If your cat is unsteady and wobbly, you should take them to your veterinarian. They will examine your cat and try to find out the cause. Cerebellar hypoplasia has to be differentiated from other causes of instability, like vestibular ataxia and sensory ataxia. Your vet may ask for laboratory tests or advanced imaging to find the cause. A computed tomography (CT) or magnetic resonance imaging (MRI) scan will show a small or absent cerebellum in your cerebellar hypoplasia cat.

There is no cure for this condition, but less severely affected cats make acceptable pets. The disorder can be disabling in some kittens, but some are only mildly affected. How you care for your cerebellar hypoplasia cat depends on their degree of impairment. You should take care of the usual cat needs such as nutrition, exercise, and vaccination, of course.

A cat with cerebellar hypoplasia is unable to jump and has difficulty walking on polished floors. If they're not aggressive, consider leaving their claws unclipped. This helps them walk on carpets and remain upright. Climbing becomes easier too.

There is no medication you can give your cat. Instead, you should make your home safe and helpful. If your cat tends to tumble down the last stair, placing a soft mat (landing pad) at the bottom will provide safety. Outdoor activities may be too much stimulation for your cat, but they may enjoy some time in a safe backyard.

Eating and drinking are challenging for your cat because of their head bobbing. You can help them by holding their body and head for them. A large dog bowl may make eating easier for your unsteady cat. Try to get a heavy bowl that won't topple easily.

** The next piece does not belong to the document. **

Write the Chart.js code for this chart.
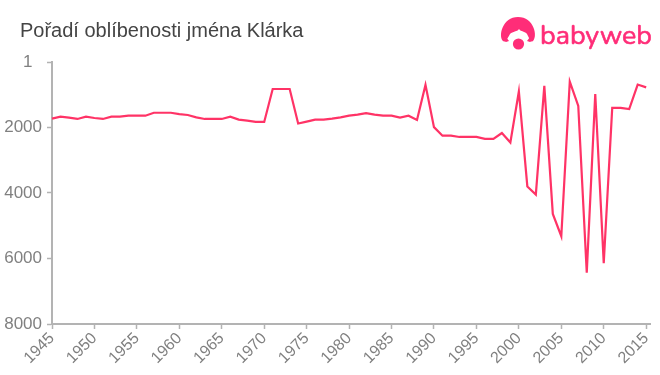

Cerebellar hypoplasia is a nonprogressive disorder. Your cat was born with cerebellar damage, but the disorder will not get worse as they age. You may even notice that your cat gets better at walking, eating, and other functions with age. Since the disorder isn't progressive, cats with feline cerebellar hypoplasia don't die early. Your cat has the same life expectancy as other cats.